The high price tag charged means only fairly big manufacturers can afford to play. And they, like most big organizations can't just re-tool their supply chain, from design to marketing collateral to inventory management, to whip out updated logowear on a dime. They need advance notice. So MLB regulates how teams change symbols and logos and uniform configurations. This is a pretty good thing. It protects fans from buying what's current in April and having it be passe composé by the All-Star Break. And that protects the big companies that are licensees. 

If baseball didn't have this licensing, if they yielded on the income, teams could be a lot more maneuverable. They could go gingham in April, 1970s Astro in June and Richard Gere Collection for the playoffs. As it is though, the teams need this complex structure to stabilize the market that feeds them.

BEYOND BASEBALL
Crude oil prices have been very stable for a long time. Gasoline prices are somewhat correlated to crude oil prices, but not anchored. In a smoothed way, they look like this. There's a lot of equilibrium in the model and every once a while it gets punctuated by a quick updraft with a new plateau that tend to stick for a while. So when automakers and their three+ year planning cycles they need to commit way in advance to features that affect mileage one way or the other. In 2003, most people who know about oil pricing knew the Second War on the Iraqis would raise the price of crude oil significantly, although I suspect most thought it would be transitory because they thought the occupying coalition would replay the successful end-game of the First War on the Iraqis.

So automakers had an opportunity in December of  2002 to tweak a little their manufacturing mix for the 2006 model year.

What they didn't do nor would they ever was plan for highly fluctuating gasoline prices. If they were convinced an  unprecedented flux in prices were to become a norm, they'd have designed cars that give the drive an ability to trade efficiency for power in a more mechanically-driven way. Drivers, of course, make this trade-off all the time, by accelerating gently or quickly or choosing a speed or (if they still use a real transmission) choosing a gear to be in. But it would be fairly routine to engineer this ability into a line of engines and put a control on the dashboard to control it.

When the Rate of Change is high, the need to build a flexible response is higher. Replacing a flawed Soviet Five Year Plan in the middle of its second year by replacing it with a "new improved" Soviet Five Year Plan guarantees movement towards moribund destinations. But the larger the organization, the less likely it can choose to re-tool quickly.

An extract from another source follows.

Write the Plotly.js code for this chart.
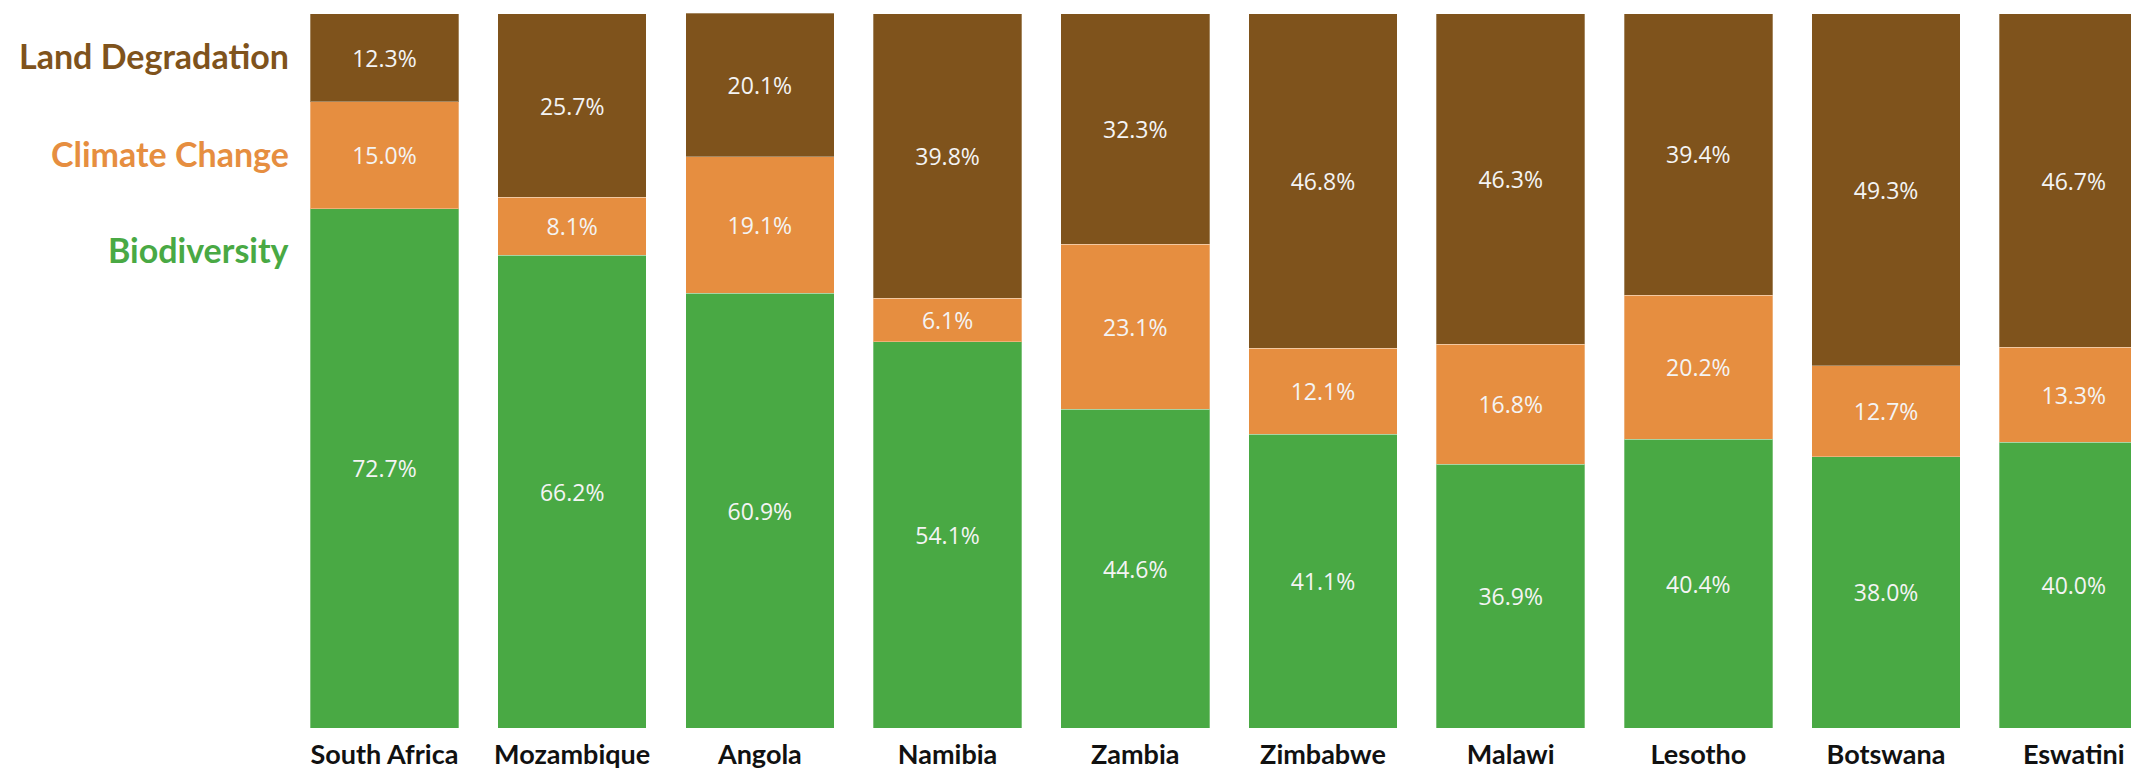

The 1907 Dodgers, as an indie, had the flex to foist gingham unis on the baseball fans of America, bless 'em. But as a part of a corporate combine, they yield that ability to adapt quickly to their organizational needs. NOTE: The solution, by the way, is not to kill long-term planning, which seems to be the natural response of most American organizations. The simple duality Soviet Five-Year Plan <---> Plan-Free Meandering is a artifact of inexperienced managers who fear one of the poles and institutionalize the other in the hopes of banishing their fear. I, for example, as a sole practicioner, the least afflicted model for Diseconomy of Scale, orignally planned three entries on this change riff, but this new Dodger story came on the heels of a Dodger entry, so rather than run it 4th, I just moved it up one slot. It's not Milspec, but it's highly functional.

Where is your organization on the size scale? And where is it on the ability-to-adapt in real-time scale? 

Exactly. Whatever kills you is what made you stronger.